* Supplied material *
## begin

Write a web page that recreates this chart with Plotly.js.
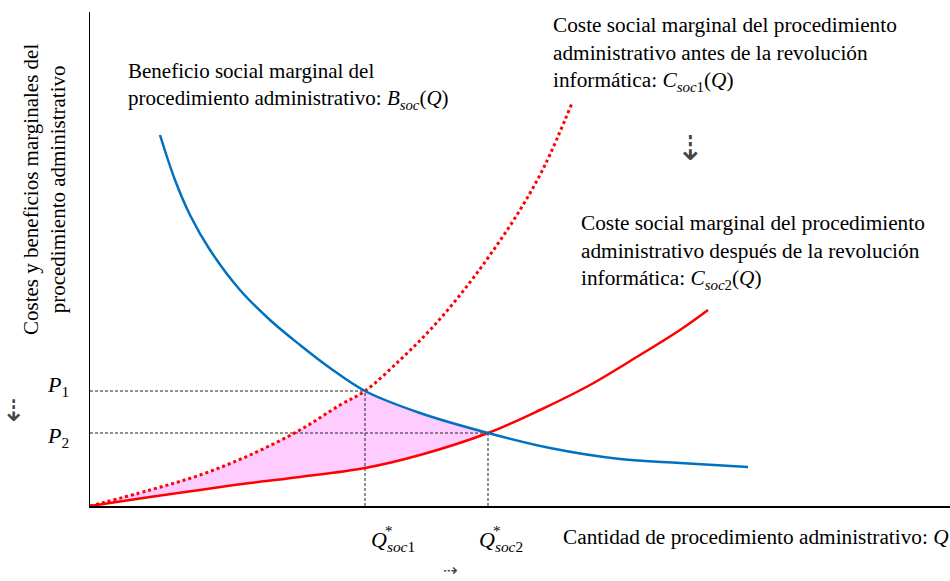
<!DOCTYPE html>
<html>
<head>
<meta charset="utf-8">
<script src="https://cdn.plot.ly/plotly-3.0.1.min.js"></script>
<style>html,body{margin:0;padding:0;background:#fff;}#chart{width:950px;height:581px;}</style>
</head>
<body>
<div id="chart"></div>
<script>
// Marginal social benefit curve B_soc(Q)
const benefitQ = [70, 85, 100, 120, 150, 180, 210, 240, 275, 330, 398, 460, 530, 590, 658];
const benefitP = [371, 326, 291, 256, 216, 186, 161, 138, 115, 93, 73, 58, 47, 43, 39];
// Marginal social cost before IT revolution C_soc1(Q)
const cost1Q = [0, 60, 110, 160, 210, 250, 275, 310, 340, 370, 400, 430, 455, 482];
const cost1P = [0, 16, 31, 51, 76, 101, 115, 146, 176, 211, 251, 296, 341, 403];
// Marginal social cost after IT revolution C_soc2(Q)
const cost2Q = [0, 60, 110, 160, 210, 275, 330, 398, 450, 500, 550, 590, 618];
const cost2P = [0, 9, 16, 23, 29, 38, 51, 73, 96, 121, 151, 176, 196];
// Equilibria
const eqQ = [275, 398];
const eqP = [115, 73];
const pLabels = ['<i>P</i><sub>1</sub>', '<i>P</i><sub>2</sub>'];
const qLabels = ['<i>Q</i><sub><i>soc</i>1</sub>', '<i>Q</i><sub><i>soc</i>2</sub>'];

// Shaded area polygon: upper = C1 up to Q1, then B up to Q2; lower = C2 back to 0
const polyX = [], polyY = [];
cost1Q.forEach((q, i) => { if (q <= eqQ[0]) { polyX.push(q); polyY.push(cost1P[i]); } });
benefitQ.forEach((q, i) => { if (q > eqQ[0] && q <= eqQ[1]) { polyX.push(q); polyY.push(benefitP[i]); } });
for (let i = cost2Q.length - 1; i >= 0; i--) { if (cost2Q[i] <= eqQ[1]) { polyX.push(cost2Q[i]); polyY.push(cost2P[i]); } }

const serif = 'Liberation Serif, Times New Roman, serif';
const dashLine = {color: '#222', width: 1, dash: '3px,2px'};

const traces = [
  {x: polyX, y: polyY, mode: 'lines', fill: 'toself', fillcolor: '#FFCCFF', line: {width: 0}, hoverinfo: 'skip'},
  {x: [0, eqQ[0]], y: [eqP[0], eqP[0]], mode: 'lines', line: dashLine},
  {x: [0, eqQ[1]], y: [eqP[1], eqP[1]], mode: 'lines', line: dashLine},
  {x: [eqQ[0], eqQ[0]], y: [0, eqP[0]], mode: 'lines', line: dashLine},
  {x: [eqQ[1], eqQ[1]], y: [0, eqP[1]], mode: 'lines', line: dashLine},
  {x: cost1Q, y: cost1P, mode: 'lines', line: {color: '#FF0000', width: 3, dash: 'dot', shape: 'spline'}},
  {x: cost2Q, y: cost2P, mode: 'lines', line: {color: '#FF0000', width: 2.5, shape: 'spline'}},
  {x: benefitQ, y: benefitP, mode: 'lines', line: {color: '#0070C0', width: 2.5, shape: 'spline'}}
];

// place annotations by page pixel position (converted to paper coordinates)
const L = 90, T = 12, W = 860, H = 494;
const ann = (px, py, text, opts) => Object.assign({
  x: (px - L) / W, y: (T + H - py) / H, xref: 'paper', yref: 'paper', text: text, showarrow: false,
  font: {family: serif, size: 21, color: '#000'}, xanchor: 'left', yanchor: 'top', align: 'left'}, opts || {});
const f = (size, fam, color) => ({family: fam || serif, size: size, color: color || '#000'});

const annotations = [
  ann(126, 57, 'Beneficio social marginal del<br>procedimiento administrativo: <i>B</i><sub><i>soc</i></sub>(<i>Q</i>)'),
  ann(551, 11, 'Coste social marginal del procedimiento<br>administrativo antes de la revolución<br>informática: <i>C</i><sub><i>soc</i>1</sub>(<i>Q</i>)', {font: f(21.3)}),
  ann(579, 209, 'Coste social marginal del procedimiento<br>administrativo después de la revolución<br>informática: <i>C</i><sub><i>soc</i>2</sub>(<i>Q</i>)', {font: f(21.3)}),
  ann(393, 541, qLabels[0], {xanchor: 'center', yanchor: 'middle', font: f(22)}),
  ann(501, 541, qLabels[1], {xanchor: 'center', yanchor: 'middle', font: f(22)}),
  ann(389, 531, '*', {xanchor: 'center', yanchor: 'middle', font: f(15)}),
  ann(497, 531, '*', {xanchor: 'center', yanchor: 'middle', font: f(15)}),
  ann(58, 386, pLabels[0], {xanchor: 'center', yanchor: 'middle', font: f(22)}),
  ann(58, 437, pLabels[1], {xanchor: 'center', yanchor: 'middle', font: f(22)}),
  ann(951, 537, 'Cantidad de procedimiento administrativo: <i>Q</i>', {xanchor: 'right', yanchor: 'middle', font: f(21.3)}),
  ann(45, 190, 'Costes y beneficios marginales del<br>procedimiento administrativo', {xanchor: 'center', yanchor: 'middle', textangle: -90, align: 'center'}),
  ann(690, 148, '⇣', {xanchor: 'center', yanchor: 'middle', font: f(34, 'DejaVu Sans', '#444')}),
  ann(13, 410, '⇣', {xanchor: 'center', yanchor: 'middle', font: f(30, 'DejaVu Sans', '#444')}),
  ann(450, 581, '⇢', {xanchor: 'center', yanchor: 'bottom', borderpad: 0, font: f(17, 'DejaVu Sans', '#444')})
];

const layout = {
  width: 950, height: 581,
  margin: {l: L, r: 950 - L - W, t: T, b: 581 - T - H},
  paper_bgcolor: '#fff', plot_bgcolor: '#fff',
  showlegend: false,
  xaxis: {range: [0, 860], showgrid: false, zeroline: false, showticklabels: false, ticks: '',
    showline: true, linecolor: '#000', linewidth: 1.5, fixedrange: true},
  yaxis: {range: [0, 494], showgrid: false, zeroline: false, showticklabels: false, ticks: '',
    showline: true, linecolor: '#000', linewidth: 1.5, fixedrange: true},
  annotations: annotations
};

Plotly.newPlot('chart', traces, layout, {displayModeBar: false, staticPlot: true});
</script>
</body>
</html>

## end

* What is asked *
Except for the pictures, copy the material above exactly.

* Full output *
Write a web page that recreates this chart with Plotly.js.
<!DOCTYPE html>
<html>
<head>
<meta charset="utf-8">
<script src="https://cdn.plot.ly/plotly-3.0.1.min.js"></script>
<style>html,body{margin:0;padding:0;background:#fff;}#chart{width:950px;height:581px;}</style>
</head>
<body>
<div id="chart"></div>
<script>
// Marginal social benefit curve B_soc(Q)
const benefitQ = [70, 85, 100, 120, 150, 180, 210, 240, 275, 330, 398, 460, 530, 590, 658];
const benefitP = [371, 326, 291, 256, 216, 186, 161, 138, 115, 93, 73, 58, 47, 43, 39];
// Marginal social cost before IT revolution C_soc1(Q)
const cost1Q = [0, 60, 110, 160, 210, 250, 275, 310, 340, 370, 400, 430, 455, 482];
const cost1P = [0, 16, 31, 51, 76, 101, 115, 146, 176, 211, 251, 296, 341, 403];
// Marginal social cost after IT revolution C_soc2(Q)
const cost2Q = [0, 60, 110, 160, 210, 275, 330, 398, 450, 500, 550, 590, 618];
const cost2P = [0, 9, 16, 23, 29, 38, 51, 73, 96, 121, 151, 176, 196];
// Equilibria
const eqQ = [275, 398];
const eqP = [115, 73];
const pLabels = ['<i>P</i><sub>1</sub>', '<i>P</i><sub>2</sub>'];
const qLabels = ['<i>Q</i><sub><i>soc</i>1</sub>', '<i>Q</i><sub><i>soc</i>2</sub>'];

// Shaded area polygon: upper = C1 up to Q1, then B up to Q2; lower = C2 back to 0
const polyX = [], polyY = [];
cost1Q.forEach((q, i) => { if (q <= eqQ[0]) { polyX.push(q); polyY.push(cost1P[i]); } });
benefitQ.forEach((q, i) => { if (q > eqQ[0] && q <= eqQ[1]) { polyX.push(q); polyY.push(benefitP[i]); } });
for (let i = cost2Q.length - 1; i >= 0; i--) { if (cost2Q[i] <= eqQ[1]) { polyX.push(cost2Q[i]); polyY.push(cost2P[i]); } }

const serif = 'Liberation Serif, Times New Roman, serif';
const dashLine = {color: '#222', width: 1, dash: '3px,2px'};

const traces = [
  {x: polyX, y: polyY, mode: 'lines', fill: 'toself', fillcolor: '#FFCCFF', line: {width: 0}, hoverinfo: 'skip'},
  {x: [0, eqQ[0]], y: [eqP[0], eqP[0]], mode: 'lines', line: dashLine},
  {x: [0, eqQ[1]], y: [eqP[1], eqP[1]], mode: 'lines', line: dashLine},
  {x: [eqQ[0], eqQ[0]], y: [0, eqP[0]], mode: 'lines', line: dashLine},
  {x: [eqQ[1], eqQ[1]], y: [0, eqP[1]], mode: 'lines', line: dashLine},
  {x: cost1Q, y: cost1P, mode: 'lines', line: {color: '#FF0000', width: 3, dash: 'dot', shape: 'spline'}},
  {x: cost2Q, y: cost2P, mode: 'lines', line: {color: '#FF0000', width: 2.5, shape: 'spline'}},
  {x: benefitQ, y: benefitP, mode: 'lines', line: {color: '#0070C0', width: 2.5, shape: 'spline'}}
];

// place annotations by page pixel position (converted to paper coordinates)
const L = 90, T = 12, W = 860, H = 494;
const ann = (px, py, text, opts) => Object.assign({
  x: (px - L) / W, y: (T + H - py) / H, xref: 'paper', yref: 'paper', text: text, showarrow: false,
  font: {family: serif, size: 21, color: '#000'}, xanchor: 'left', yanchor: 'top', align: 'left'}, opts || {});
const f = (size, fam, color) => ({family: fam || serif, size: size, color: color || '#000'});

const annotations = [
  ann(126, 57, 'Beneficio social marginal del<br>procedimiento administrativo: <i>B</i><sub><i>soc</i></sub>(<i>Q</i>)'),
  ann(551, 11, 'Coste social marginal del procedimiento<br>administrativo antes de la revolución<br>informática: <i>C</i><sub><i>soc</i>1</sub>(<i>Q</i>)', {font: f(21.3)}),
  ann(579, 209, 'Coste social marginal del procedimiento<br>administrativo después de la revolución<br>informática: <i>C</i><sub><i>soc</i>2</sub>(<i>Q</i>)', {font: f(21.3)}),
  ann(393, 541, qLabels[0], {xanchor: 'center', yanchor: 'middle', font: f(22)}),
  ann(501, 541, qLabels[1], {xanchor: 'center', yanchor: 'middle', font: f(22)}),
  ann(389, 531, '*', {xanchor: 'center', yanchor: 'middle', font: f(15)}),
  ann(497, 531, '*', {xanchor: 'center', yanchor: 'middle', font: f(15)}),
  ann(58, 386, pLabels[0], {xanchor: 'center', yanchor: 'middle', font: f(22)}),
  ann(58, 437, pLabels[1], {xanchor: 'center', yanchor: 'middle', font: f(22)}),
  ann(951, 537, 'Cantidad de procedimiento administrativo: <i>Q</i>', {xanchor: 'right', yanchor: 'middle', font: f(21.3)}),
  ann(45, 190, 'Costes y beneficios marginales del<br>procedimiento administrativo', {xanchor: 'center', yanchor: 'middle', textangle: -90, align: 'center'}),
  ann(690, 148, '⇣', {xanchor: 'center', yanchor: 'middle', font: f(34, 'DejaVu Sans', '#444')}),
  ann(13, 410, '⇣', {xanchor: 'center', yanchor: 'middle', font: f(30, 'DejaVu Sans', '#444')}),
  ann(450, 581, '⇢', {xanchor: 'center', yanchor: 'bottom', borderpad: 0, font: f(17, 'DejaVu Sans', '#444')})
];

const layout = {
  width: 950, height: 581,
  margin: {l: L, r: 950 - L - W, t: T, b: 581 - T - H},
  paper_bgcolor: '#fff', plot_bgcolor: '#fff',
  showlegend: false,
  xaxis: {range: [0, 860], showgrid: false, zeroline: false, showticklabels: false, ticks: '',
    showline: true, linecolor: '#000', linewidth: 1.5, fixedrange: true},
  yaxis: {range: [0, 494], showgrid: false, zeroline: false, showticklabels: false, ticks: '',
    showline: true, linecolor: '#000', linewidth: 1.5, fixedrange: true},
  annotations: annotations
};

Plotly.newPlot('chart', traces, layout, {displayModeBar: false, staticPlot: true});
</script>
</body>
</html>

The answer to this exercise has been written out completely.